Bogle, perhaps the best cheap wine producer in the United States, continues to hold the line on price. Ryan Bogle, whose family still owns the winery, told me earlier this year that they want to make sure their customers get their $10 worth. Check out the sauvignon blanc (about $9), with its citrus and tropical fruit flavors, and you’ll see what he means.

 

With your Wine: Everyday lentil soup

Lentils, unlike most other dried beans, don’t require pre-soaking or hours to cook. You can get the entire thing done in less than hour, which includes chopping the vegetables. If you want a heartier soup, consider adding sliced smoked sausage or browned Italian sausage. Red wine would pair best, but any wine you like should work.

6 c chicken or vegetable stock

1 c lentils

1 onion, chopped

1 carrot, diced

1 stalk celery, diced

2 cloves garlic, chopped

1 bay leaf

2 tsp cumin

salt and pepper to taste

 

1. Brown the vegetables in a couple of teaspoons of olive oil until the onion is soft. Add the garlic, bay leaf and cumin and mix well.

2. Add the stock, bring to a boil over high heat, reduce to a gentle simmer, cover, and cook until the lentils are done, 30 to 45 minutes. Check for salt just before the lentils are cooked. And, if the soup is too thick, add more stock.

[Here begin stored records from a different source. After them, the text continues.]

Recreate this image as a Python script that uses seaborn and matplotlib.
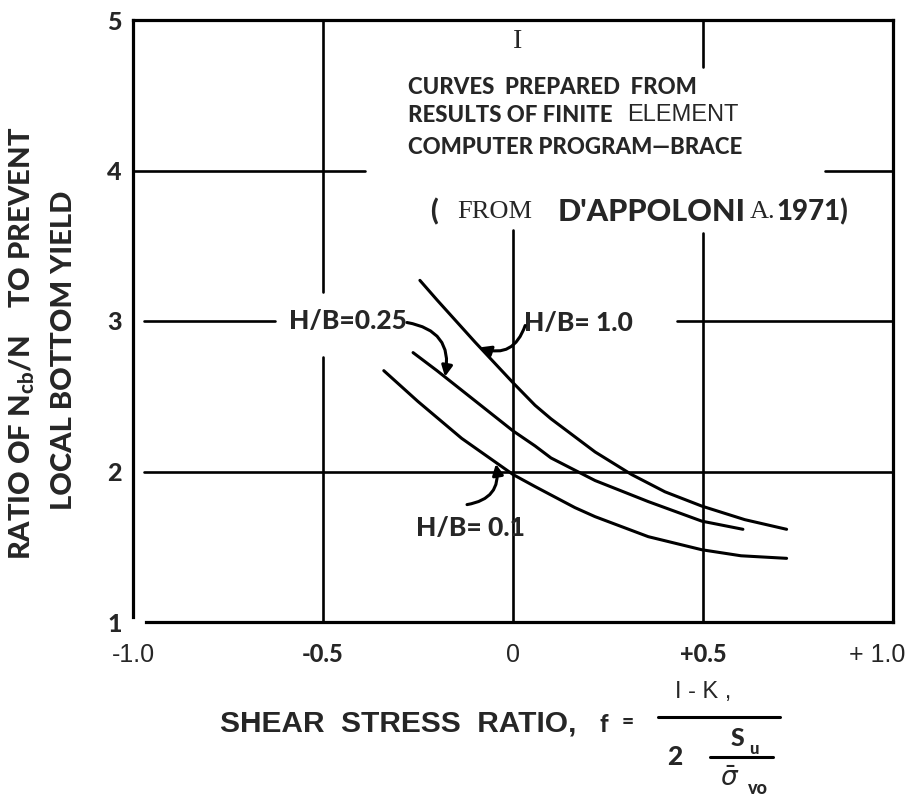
# Ratio of Ncb/N to prevent local bottom yield vs shear stress ratio
import pandas as pd
import matplotlib.pyplot as plt
import seaborn as sns
from matplotlib import font_manager as fm
from matplotlib.lines import Line2D
from matplotlib.transforms import ScaledTranslation

# curves (D'Appolonia 1971)
curve_names = ["H/B=0.1", "H/B=0.25", "H/B=1.0"]
f_hb01 = [-0.34, -0.25, -0.135, 0.0, 0.058, 0.163, 0.216, 0.356, 0.497, 0.6, 0.72]
r_hb01 = [2.67, 2.465, 2.22, 1.98, 1.90, 1.76, 1.70, 1.567, 1.48, 1.44, 1.423]
f_hb025 = [-0.263, -0.2, -0.1, 0.0, 0.058, 0.1, 0.216, 0.356, 0.497, 0.605]
r_hb025 = [2.79, 2.67, 2.47, 2.27, 2.17, 2.09, 1.94, 1.80, 1.67, 1.616]
f_hb10 = [-0.245, -0.2, -0.1, 0.0, 0.058, 0.1, 0.216, 0.312, 0.4, 0.497, 0.61, 0.72]
r_hb10 = [3.27, 3.14, 2.86, 2.59, 2.44, 2.35, 2.13, 1.98, 1.865, 1.77, 1.68, 1.616]

x_ticks = [-1.0, -0.5, 0.0, 0.5, 1.0]
x_ticklabels = ["-1.0", "-0.5", "0", "+0.5", "+ 1.0"]
y_ticks = [1, 2, 3, 4, 5]

df = pd.concat([
    pd.DataFrame({"f": f_hb01, "ratio": r_hb01, "curve": curve_names[0]}),
    pd.DataFrame({"f": f_hb025, "ratio": r_hb025, "curve": curve_names[1]}),
    pd.DataFrame({"f": f_hb10, "ratio": r_hb10, "curve": curve_names[2]}),
])

sns.set_style("white")
names = {f.name for f in fm.fontManager.ttflist}
HEAVY = "Lato" if "Lato" in names else "DejaVu Sans"
SANS = "Liberation Sans" if "Liberation Sans" in names else "DejaVu Sans"
SERIF = "Liberation Serif" if "Liberation Serif" in names else "DejaVu Serif"
plt.rcParams["font.family"] = [SANS, "DejaVu Sans"]
plt.rcParams["mathtext.fontset"] = "custom"
plt.rcParams["mathtext.rm"] = HEAVY + ":black"
plt.rcParams["mathtext.bf"] = HEAVY + ":black"

heavy = dict(family=HEAVY, weight="black")

W, H = 911, 798
fig = plt.figure(figsize=(W / 100, H / 100), dpi=100)
ax = fig.add_axes([133 / W, 1 - 622 / H, (893 - 133) / W, (622 - 20) / H])

sns.lineplot(data=df, x="f", y="ratio", hue="curve", palette=["black"] * 3,
             legend=False, estimator=None, lw=2.2, ax=ax)

ax.set_xlim(-1, 1)
ax.set_ylim(1, 5)
ax.set_xlabel("")
ax.set_ylabel("")

# frame
for side in ["left", "right", "top", "bottom"]:
    ax.spines[side].set_color("black")
    ax.spines[side].set_linewidth(2.3)
ax.spines["bottom"].set_bounds(-0.965, 1)
ax.spines["left"].set_bounds(1.03, 5)

# grid lines, broken where the lettering sits
grid_v = {-0.5: [(1, 2.76), (3.19, 5)], 0.0: [(1, 3.605)], 0.5: [(1, 3.585), (4.69, 5)]}
grid_h = {4: [(-1, -0.39), (0.82, 1)], 3: [(-0.972, -0.626), (0.432, 1)], 2: [(-0.972, 1)]}
for xv, segs in grid_v.items():
    for a, b in segs:
        ax.axvline(xv, (a - 1) / 4, (b - 1) / 4, color="black", lw=1.9)
for yv, segs in grid_h.items():
    for a, b in segs:
        ax.axhline(yv, (a + 1) / 2, (b + 1) / 2, color="black", lw=1.9)

# ticks
ax.set_xticks(x_ticks)
ax.set_xticklabels(x_ticklabels)
ax.set_yticks(y_ticks)
ax.set_yticklabels([str(v) for v in y_ticks])
ax.tick_params(axis="x", length=0, pad=15)
ax.tick_params(axis="y", length=0, pad=8)
for i, lab in enumerate(ax.get_xticklabels()):
    if i in (1, 3):
        lab.set_fontfamily(HEAVY)
        lab.set_fontweight("black")
        lab.set_fontsize(17)
    else:
        lab.set_fontfamily(SANS)
        lab.set_fontsize(18)
# last label sits just left of the frame corner, as in the original
last = ax.get_xticklabels()[-1]
last.set_horizontalalignment("right")
last.set_transform(last.get_transform() + ScaledTranslation(12 / 100, 0, fig.dpi_scale_trans))
for lab in ax.get_yticklabels():
    lab.set_fontfamily(HEAVY)
    lab.set_fontweight("black")
    lab.set_fontsize(18)

# curve labels and arrows
ax.text(-0.278, 3.0, "H/B=0.25", ha="right", va="center", fontsize=19, **heavy)
ax.text(0.028, 2.99, "H/B= 1.0", ha="left", va="center", fontsize=19, **heavy)
ax.text(-0.113, 1.625, "H/B= 0.1", ha="center", va="center", fontsize=19, **heavy)
arrow = dict(arrowstyle="-|>", color="black", lw=2.2, mutation_scale=16,
             shrinkA=0, shrinkB=0)
ax.annotate("", xy=(-0.179, 2.63), xytext=(-0.279, 2.99),
            arrowprops=dict(arrow, connectionstyle="arc3,rad=-0.5"))
ax.annotate("", xy=(-0.087, 2.825), xytext=(0.032, 2.97),
            arrowprops=dict(arrow, connectionstyle="arc3,rad=-0.5"))
ax.annotate("", xy=(-0.045, 2.05), xytext=(-0.121, 1.78),
            arrowprops=dict(arrow, connectionstyle="arc3,rad=0.5"))

# note block inside the chart
def ft(x, y, s, **kw):
    fig.text(x / W, 1 - y / H, s, **kw)

ft(518, 41, "I", ha="center", va="center", family=SERIF, fontsize=20)
ft(408, 88, "CURVES  PREPARED  FROM", ha="left", va="center", fontsize=16, **heavy)
ft(408, 115, "RESULTS OF FINITE", ha="left", va="center", fontsize=16, **heavy)
ft(627, 115, "ELEMENT", ha="left", va="center", family=SANS, fontsize=17)
ft(408, 147, "COMPUTER PROGRAM\u2014BRACE", ha="left", va="center", fontsize=16, **heavy)
ft(430, 212, "(", ha="left", va="center", fontsize=20, **heavy)
ft(457, 212, "FROM", ha="left", va="center", family=SERIF, fontsize=19)
ft(558, 212, "D'APPOLONI", ha="left", va="center", fontsize=22, **heavy)
ft(750, 212, "A.", ha="left", va="center", family=SERIF, fontsize=19)
ft(776, 212, "1971)", ha="left", va="center", fontsize=20, **heavy)

# y axis title
ft(22, 343, r"RATIO OF N$_{\mathrm{cb}}$/N    TO PREVENT", rotation=90,
   ha="center", va="center", fontsize=21, **heavy)
ft(64, 350, "LOCAL BOTTOM YIELD", rotation=90, ha="center", va="center",
   fontsize=21, **heavy)

# x axis title with the fraction
ft(220, 723, "SHEAR  STRESS  RATIO,", ha="left", va="center", family=SANS,
   weight="bold", fontsize=21.5)
ft(604, 724, "f", ha="center", va="center", fontsize=17, **heavy)
ft(628, 722, "=", ha="center", va="center", fontsize=15, **heavy)
ft(703, 692, "I - K ,", ha="center", va="center", family=SANS, fontsize=17)
ft(675, 757, "2", ha="center", va="center", fontsize=19, **heavy)
ft(737, 738, "S", ha="center", va="center", fontsize=18, **heavy)
ft(754, 749, "u", ha="center", va="center", fontsize=12, **heavy)
ft(730, 779, r"$\bar{\sigma}$", ha="center", va="center", fontsize=19,
   math_fontfamily="dejavusans")
ft(758, 789, "vo", ha="center", va="center", fontsize=13, **heavy)
fig.add_artist(Line2D([658 / W, 780 / W], [1 - 717 / H, 1 - 717 / H],
                      color="black", lw=2.2))
fig.add_artist(Line2D([710 / W, 773 / W], [1 - 757 / H, 1 - 757 / H],
                      color="black", lw=2.2))

fig.savefig("out.png", dpi=100)
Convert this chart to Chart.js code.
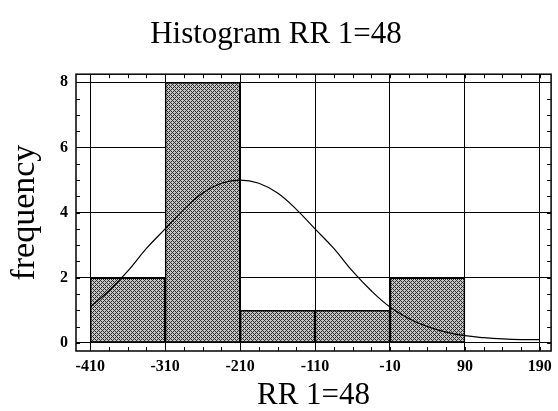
<!DOCTYPE html>
<html>
<head>
<meta charset="utf-8">
<script src="https://cdn.jsdelivr.net/npm/chart.js@4"></script>
<style>
  html, body { margin: 0; padding: 0; background: #fff; }
  #wrap { width: 558px; height: 411px; }
</style>
</head>
<body>
<div id="wrap"><canvas id="chart" width="558" height="411"></canvas></div>
<script>
// histogram bins (lower edge, 100 wide) and counts
const binStarts = [-410, -310, -210, -110, -10];
const binWidth = 100;
const counts = [2, 8, 1, 1, 2];

// fitted normal curve
const curveX = [-410, -385, -360, -335, -310, -285, -260, -235, -210, -185, -160, -135, -110,
                -85, -60, -35, -10, 15, 40, 65, 90, 115, 140, 165, 190];
const curveY = [1.1, 1.6, 2.2, 2.9, 3.5, 4.1, 4.6, 4.9, 5.0, 4.9, 4.6, 4.1, 3.5,
                2.9, 2.2, 1.6, 1.1, 0.75, 0.5, 0.33, 0.22, 0.16, 0.12, 0.1, 0.1];

const xTicks = [-410, -310, -210, -110, -10, 90, 190];
const yTicks = [0, 2, 4, 6, 8];

const serif = "'Liberation Serif', 'DejaVu Serif', serif";

// cross-hatched stipple like the printed histogram
function makePattern() {
    const c = document.createElement('canvas');
    c.width = 4; c.height = 4;
    const g = c.getContext('2d');
    g.fillStyle = '#c4c4c4';
    g.fillRect(0, 0, 4, 4);
    g.fillStyle = '#2e2e2e';
    for (let i = 0; i < 4; i++) {
        g.fillRect(i, i, 1, 1);
        g.fillRect(i, (4 - i) % 4, 1, 1);
    }
    return g.createPattern(c, 'repeat');
}

// box round the plot plus small inward ticks
const framePlugin = {
    id: 'frame',
    afterDraw(chart) {
        const { ctx, chartArea: a, scales: { x, y } } = chart;
        ctx.save();
        ctx.strokeStyle = '#000';
        ctx.lineWidth = 1;
        for (let v = -410; v <= 200; v += 25) {
            const px = Math.round(x.getPixelForValue(v)) + 0.5;
            ctx.beginPath();
            ctx.moveTo(px, a.top); ctx.lineTo(px, a.top + 4);
            ctx.moveTo(px, a.bottom); ctx.lineTo(px, a.bottom - 4);
            ctx.stroke();
        }
        for (let v = 0; v <= 8; v += 0.5) {
            const py = Math.round(y.getPixelForValue(v)) + 0.5;
            ctx.beginPath();
            ctx.moveTo(a.left, py); ctx.lineTo(a.left + 4, py);
            ctx.moveTo(a.right, py); ctx.lineTo(a.right - 4, py);
            ctx.stroke();
        }
        ctx.lineWidth = 1.5;
        ctx.strokeRect(a.left, a.top, a.right - a.left, a.bottom - a.top);
        ctx.restore();
    }
};

new Chart(document.getElementById('chart'), {
    type: 'bar',
    data: {
        datasets: [
            {
                type: 'line',
                data: curveX.map((v, i) => ({ x: v, y: curveY[i] })),
                borderColor: '#000',
                borderWidth: 1.2,
                pointRadius: 0,
                tension: 0.4,
                fill: false,
                order: 0
            },
            {
                type: 'bar',
                data: binStarts.map((v, i) => ({ x: v + binWidth / 2, y: counts[i] })),
                backgroundColor: makePattern(),
                borderColor: '#000',
                borderWidth: 1.5,
                borderSkipped: false,
                barPercentage: 1,
                categoryPercentage: 1,
                order: 1
            }
        ]
    },
    options: {
        responsive: false,
        animation: false,
        layout: { padding: { left: 0, right: 6, top: 0, bottom: 0 } },
        plugins: {
            legend: { display: false },
            tooltip: { enabled: false },
            title: {
                display: true,
                text: 'Histogram RR 1=48',
                color: '#000',
                font: { family: serif, size: 31, weight: 'normal', lineHeight: 1.2 },
                padding: { top: 16, bottom: 21 }
            }
        },
        scales: {
            x: {
                type: 'linear',
                offset: false,
                min: -429,
                max: 205,
                afterBuildTicks: s => { s.ticks = xTicks.map(v => ({ value: v })); },
                afterFit: s => { s.height = 60; },
                ticks: {
                    color: '#000',
                    padding: 6,
                    maxRotation: 0,
                    font: { family: serif, size: 16, weight: 'bold' }
                },
                grid: { color: '#000', lineWidth: 1, drawTicks: false, offset: false },
                border: { display: false },
                title: {
                    display: true,
                    text: 'RR 1=48',
                    color: '#000',
                    font: { family: serif, size: 31, lineHeight: 1 },
                    padding: { top: 0, bottom: 0 }
                }
            },
            y: {
                min: -0.25,
                max: 8.25,
                afterBuildTicks: s => { s.ticks = yTicks.map(v => ({ value: v })); },
                afterFit: s => { s.width = 76; },
                ticks: {
                    color: '#000',
                    padding: 8,
                    font: { family: serif, size: 16, weight: 'bold' }
                },
                grid: { color: '#000', lineWidth: 1, drawTicks: false },
                border: { display: false },
                title: {
                    display: true,
                    text: 'frequency',
                    color: '#000',
                    font: { family: serif, size: 34, lineHeight: 1 },
                    padding: { top: 8, bottom: 0 }
                }
            }
        }
    },
    plugins: [framePlugin]
});
</script>
</body>
</html>
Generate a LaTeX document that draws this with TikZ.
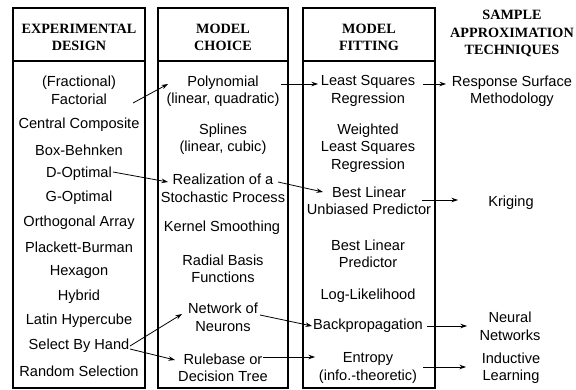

Makes 6 cups, takes about 1 hour

 

Ask the wine guy

Q. Do wine glasses make a difference?

A. Surprisingly, they do. This doesn’t mean that you need to spend $100 on a wine glass, but the better quality the glass, the more you’ll taste of the wine (including any flaws). One rule of thumb: Spend $1 on a glass for each $1 you spend on wine, so that if you drink $10 wine, use glasses that cost $10.